An origin story about forums, donations, and death.
At the end of my senior year at South Terrebonne High School in 2003, I was inspired by Mr. Boudreax’s Programming 101 class to develop a website. It just so happened that my buddy Brady and I were getting into At The Drive-In at the time. A band that recently split up into two bands, Sparta and The Mars Volta, at the height of their career. ATDI wouldn’t reunite for another nine years, so we had to make due with the side projects.
I chose Sparta initially because “Cut Your Ribbon” seemed to sound a bit more hardcore and at this angsty part of my life, I required it. I remember catching them at the Shim Sham Club in New Orleans in 2002 with my sister Maria. They were rad. However, their record Wiretap Scars had been released a year earlier whereas TMV had yet to release a full length. I decided that TMV was ripe for a website.
I initially created a very simple TMV media website called TMVA or The Mars Volta Archives. TMVA got me in touch with a guy named Joeri Voogt who just so happened to be building his own TMV fansite and we decided to join forces to create The Comatorium.
We figured Joeri’s PHP skills combined with my frontend design skills stood a chance against the current fansite leader, Inertiatic. My first contribution? Replacing Joeri’s purple aesthetic with the now classic mint green. One of the best decisions of my life. Joeri became busy having a life (luckily I had none at the time) so I took over running The Comatorium.
The site itself was pretty basic but we launched it with one killer feature that would effectively takeover its purpose: the forum. The Comatorium Community was powered by Invision Bulletin Board and it ran seperately from the site. I took on the persona of Theory, the butcher, to protect my identity because the message board quickly had more members than the population of my hometown.
Was I good at running the site? Well, sometimes…

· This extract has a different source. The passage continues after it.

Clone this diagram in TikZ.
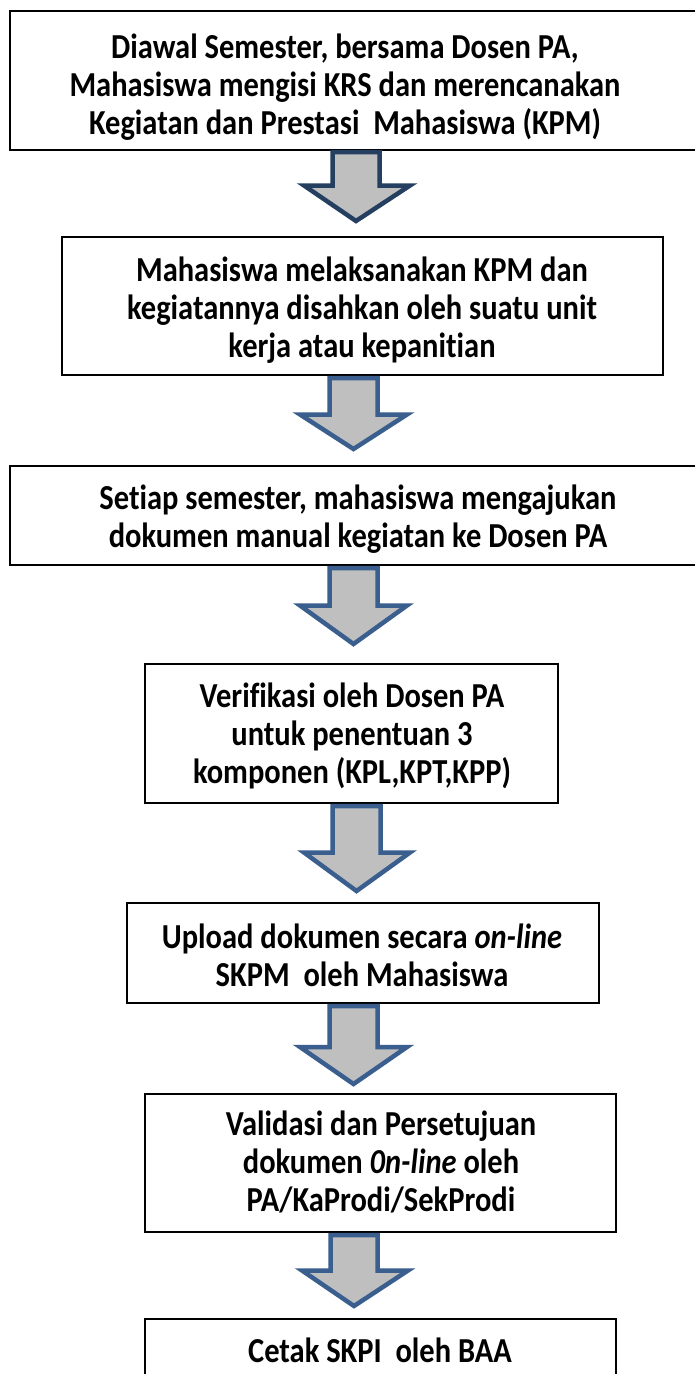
\documentclass[tikz,border=0pt]{standalone}
\usepackage{fontspec}
\usepackage{graphicx}
\setmainfont{Carlito}[Ligatures=NoCommon]
\usetikzlibrary{shadows}
\definecolor{navy}{HTML}{243F60}
\definecolor{steel}{HTML}{3A5F8F}
\definecolor{arrfill}{HTML}{BFBFBF}
\newcommand\talltext[1]{\scalebox{1}[1.15]{\begin{tabular}{@{}c@{}}#1\end{tabular}}}
\tikzset{
  box/.style={draw=black, line width=1.8pt, fill=white, inner sep=0pt,
    drop shadow={shadow xshift=1.2pt, shadow yshift=-1.2pt, fill=gray!45, opacity=1}},
  txt/.style={font=\fontsize{30.5}{33}\selectfont\bfseries, align=center, inner sep=0pt},
  blockarrow/.style={draw=steel, fill=arrfill, line width=4.5pt, line join=miter},
  firstarrow/.style={blockarrow, draw=navy}
}
\begin{document}
\begin{tikzpicture}[x=1pt,y=-1pt]
\useasboundingbox[fill=white] (0,0) rectangle (694,1374);
% boxes
\node[box, minimum width=700pt, minimum height=139pt] (b1) at (360,80.5) {};
\node[box, minimum width=601pt, minimum height=138pt] (b2) at (362.5,306) {};
\node[box, minimum width=700pt, minimum height=99pt] (b3) at (360,515.5) {};
\node[box, minimum width=413pt, minimum height=139pt] (b4) at (351.5,733.5) {};
\node[box, minimum width=472pt, minimum height=100pt] (b5) at (363,953) {};
\node[box, minimum width=471pt, minimum height=138pt] (b6) at (380.5,1163) {};
\node[box, minimum width=471pt, minimum height=100pt] (b7) at (380.5,1369) {};
% texts
\node[txt] (t1) at (345,88.5) {\talltext{Diawal Semester, bersama Dosen PA,\\Mahasiswa mengisi KRS dan merencanakan\\Kegiatan dan Prestasi\ \ Mahasiswa (KPM)}};
\node[txt] (t2) at (362,312) {\talltext{Mahasiswa melaksanakan KPM dan\\kegiatannya disahkan oleh suatu unit\\kerja atau kepanitian}};
\node[txt] (t3) at (358,521) {\talltext{Setiap semester, mahasiswa mengajukan\\dokumen manual kegiatan ke Dosen PA}};
\node[txt] (t4) at (352,738) {\talltext{Verifikasi oleh Dosen PA\\untuk penentuan 3\\komponen (KPL,KPT,KPP)}};
\node[txt] (t5) at (362,960) {\talltext{Upload dokumen secara \textit{on-line}\\SKPM\ \ oleh Mahasiswa}};
\node[txt] (t6) at (381,1166) {\talltext{Validasi dan Persetujuan\\dokumen \textit{0n-line} oleh\\PA/KaProdi/SekProdi}};
\node[txt] (t7) at (380,1355) {\talltext{Cetak SKPI\ \ oleh BAA}};
% block arrows
\draw[firstarrow] (332.5,152) -- (379.5,152) -- (379.5,185.5) -- (410,185.5) -- (356,221) -- (304,185.5) -- (332.5,185.5) -- cycle;
\draw[blockarrow] (329.5,378) -- (377.5,378) -- (377.5,414.5) -- (407,414.5) -- (353.5,449) -- (300,414.5) -- (329.5,414.5) -- cycle;
\draw[blockarrow] (329.5,568) -- (377.5,568) -- (377.5,605.5) -- (407,605.5) -- (353.5,644) -- (300,605.5) -- (329.5,605.5) -- cycle;
\draw[blockarrow] (332.5,806) -- (380.5,806) -- (380.5,852.5) -- (410,852.5) -- (356.5,891) -- (304,852.5) -- (332.5,852.5) -- cycle;
\draw[blockarrow] (329.5,1006) -- (377.5,1006) -- (377.5,1047) -- (407,1047) -- (353.5,1084) -- (300,1047) -- (329.5,1047) -- cycle;
\draw[blockarrow] (330.5,1235) -- (377.5,1235) -- (377.5,1270.5) -- (408,1270.5) -- (354,1306) -- (302,1270.5) -- (330.5,1270.5) -- cycle;
\end{tikzpicture}
\end{document}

Do you remember message boards? They’re tough to manage… to say the least. The $200 server I was paying for every month probably led me to be a little power crazed from time to time, dropping the ban hammer too often and over-moderating. I remember feeling truly hated by some members, but then meeting them in real life and becoming best friends. It was a great lesson in the reality of what the site and I were truly creating: a community. You can’t manage the internet, and you definitely can’t take it personally.

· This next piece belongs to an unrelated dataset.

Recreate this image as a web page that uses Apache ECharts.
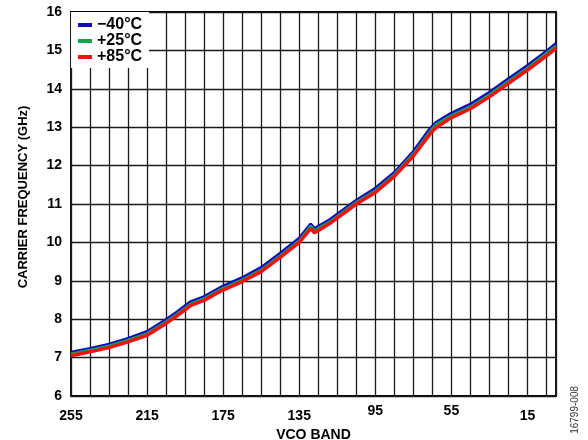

Then, The Comatorium crashed.
The band was about to release “Deloused in The Comatorium” and the forum was growing out of control. I didn’t have a job, apart from mucking stalls at a local ranch, so I couldn’t afford to keep it running. It seemed like The Comatorium was marked for death.
That’s when I received an email from the band’s manager  saying they would like to make a donation to keep it alive. TMV has never been a band that communicates with their fans, so to receive this official transmission was shocking. They said something along the lines of
Our official site sucks. Yours doesn’t. Here’s some money.

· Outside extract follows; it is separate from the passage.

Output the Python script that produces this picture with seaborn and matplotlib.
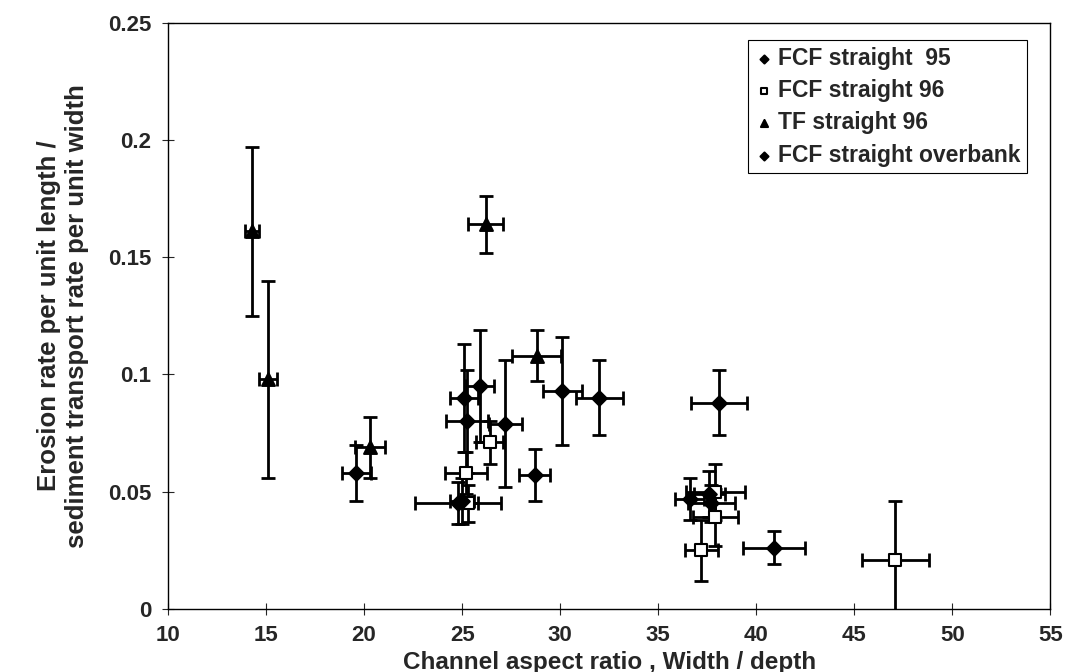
import numpy as np
import pandas as pd
import seaborn as sns
from matplotlib import pyplot as plt

# FCF straight 95 (filled diamonds)
fcf95_x = [19.6, 25.1, 25.25, 25.9, 27.2, 28.7, 30.1, 32.0, 24.8]
fcf95_y = [0.058, 0.090, 0.080, 0.095, 0.079, 0.057, 0.093, 0.090, 0.045]
fcf95_xerr = [0.75, 0.7, 1.05, 0.7, 0.85, 0.8, 1.0, 1.2, 2.2]
fcf95_yerr = [0.012, 0.023, 0.022, 0.024, 0.027, 0.011, 0.023, 0.016, 0.009]

# FCF straight 96 (open squares)
fcf96_x = [26.4, 25.2, 25.3, 37.9, 37.9, 37.2, 47.1]
fcf96_y = [0.071, 0.058, 0.045, 0.050, 0.039, 0.025, 0.021]
fcf96_xerr = [0.7, 1.05, 0.5, 1.5, 1.15, 0.85, 1.7]
fcf96_yerr = [0.009, 0.009, 0.008, 0.012, 0.012, 0.013, 0.025]

# TF straight 96 (triangles)
tf96_x = [14.3, 15.1, 20.3, 26.2, 28.8]
tf96_y = [0.161, 0.098, 0.069, 0.164, 0.108]
tf96_xerr = [0.35, 0.45, 0.75, 0.9, 1.25]
tf96_yerr = [0.036, 0.042, 0.013, 0.012, 0.011]

# FCF straight overbank (filled diamonds)
ovb_x = [38.1, 40.9, 36.6, 37.6, 37.7, 25.0]
ovb_y = [0.088, 0.026, 0.047, 0.049, 0.045, 0.046]
ovb_xerr = [1.45, 1.6, 0.75, 0.8, 1.2, 0.6]
ovb_yerr = [0.014, 0.007, 0.009, 0.010, 0.008, 0.010]

series = ["FCF straight  95", "FCF straight 96", "TF straight 96", "FCF straight overbank"]

frames = []
for name, xs, ys, xe, ye in [
    (series[0], fcf95_x, fcf95_y, fcf95_xerr, fcf95_yerr),
    (series[1], fcf96_x, fcf96_y, fcf96_xerr, fcf96_yerr),
    (series[2], tf96_x, tf96_y, tf96_xerr, tf96_yerr),
    (series[3], ovb_x, ovb_y, ovb_xerr, ovb_yerr),
]:
    frames.append(pd.DataFrame({"ratio": xs, "rate": ys, "xerr": xe, "yerr": ye, "series": name}))
df = pd.concat(frames, ignore_index=True)

sns.set_style("ticks")
plt.rcParams['font.family'] = ['Liberation Sans', 'DejaVu Sans']
plt.rcParams['font.weight'] = 'bold'

fig = plt.figure(figsize=(10.84, 6.72), dpi=100)
ax = fig.add_axes([0.155, 0.094, 0.814, 0.872])

ax.errorbar(df["ratio"], df["rate"], xerr=df["xerr"], yerr=df["yerr"], fmt='none',
            ecolor='black', elinewidth=2.0, capsize=5, capthick=2.0, zorder=2)

markers = {series[0]: 'D', series[1]: 's', series[2]: '^', series[3]: 'D'}
sizes = {series[0]: 55, series[1]: 80, series[2]: 85, series[3]: 55}
for name in series:
    sub = df[df["series"] == name]
    face = 'white' if name == series[1] else 'black'
    sns.scatterplot(data=sub, x="ratio", y="rate", marker=markers[name], s=sizes[name],
                    color=face, edgecolor='black', linewidth=1.5, ax=ax, zorder=3, label=name)

ax.set_xlim(10, 55)
ax.set_ylim(0, 0.25)
ax.set_xticks(np.arange(10, 56, 5))
ax.set_yticks([0, 0.05, 0.1, 0.15, 0.2, 0.25])
ax.set_yticklabels(["0", "0.05", "0.1", "0.15", "0.2", "0.25"])
ax.tick_params(axis='both', direction='inout', length=8, width=0.8, labelsize=16, pad=8)
for lab in ax.get_xticklabels() + ax.get_yticklabels():
    lab.set_fontweight('bold')
for sp in ax.spines.values():
    sp.set_linewidth(1.0)
    sp.set_color('black')

ax.set_xlabel("Channel aspect ratio , Width / depth", fontsize=17.5, fontweight='bold', labelpad=3)
ax.set_ylabel("Erosion rate per unit length /\nsediment transport rate per unit width",
              fontsize=18.5, fontweight='bold', labelpad=14)

leg = ax.legend(loc='upper right', bbox_to_anchor=(0.987, 0.99), fancybox=False, framealpha=1,
                edgecolor='black', prop={'size': 16.5, 'weight': 'bold'}, handletextpad=0.2,
                borderpad=0.3, labelspacing=0.4, markerscale=0.55, handlelength=0.8)
leg.get_frame().set_linewidth(0.8)

fig.savefig("out.png", dpi=100)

In less than a week, I received a check in the mail and The Comatorium was back online. But more importantly, I was now officially communicating with the band’s management company, Silva Artist Management. They even started sending me a little work here and there for some of their other artists.
I was working in the music business.
Soon after the band’s endorsement, we coordinated our first major news story. Jeremy Ward, the bands vocal operator, was found dead in his Los Angeles home from an apparent heroin overdose. He was 27 years old then and only a few weeks away from the “Deloused in The Comatorium” release.
All emotions about forums, donations, and music were gone. They were replaced with a very real feeling of tragedy and confusion. I can remember exchanging emails with Jeremy’s family as they coordinated mailing me memorial photos for the website. I’ll never forget how strong they were then, and we’ve done our best to remember Jeremy over the years together.
The Mars Volta went on to release “Deloused in The Comatorium” to critical acclaim selling over 500,000 copies.
I started working on the band’s official site while in college during “Frances the Mute”, a record inspired by a diary Jeremy found while working as a repo man. I ended up moving out to Los Angeles to work for SAM and kept running The Comatorium personally until a few years ago . It’s now run by Nardo.
 Kristen! We’ve worked together ever since on client work, ideas, and tans.
 The truth is, I stopped running The Comatorium when The Mars Volta let SAM go, but that’s a whole other story. ;-)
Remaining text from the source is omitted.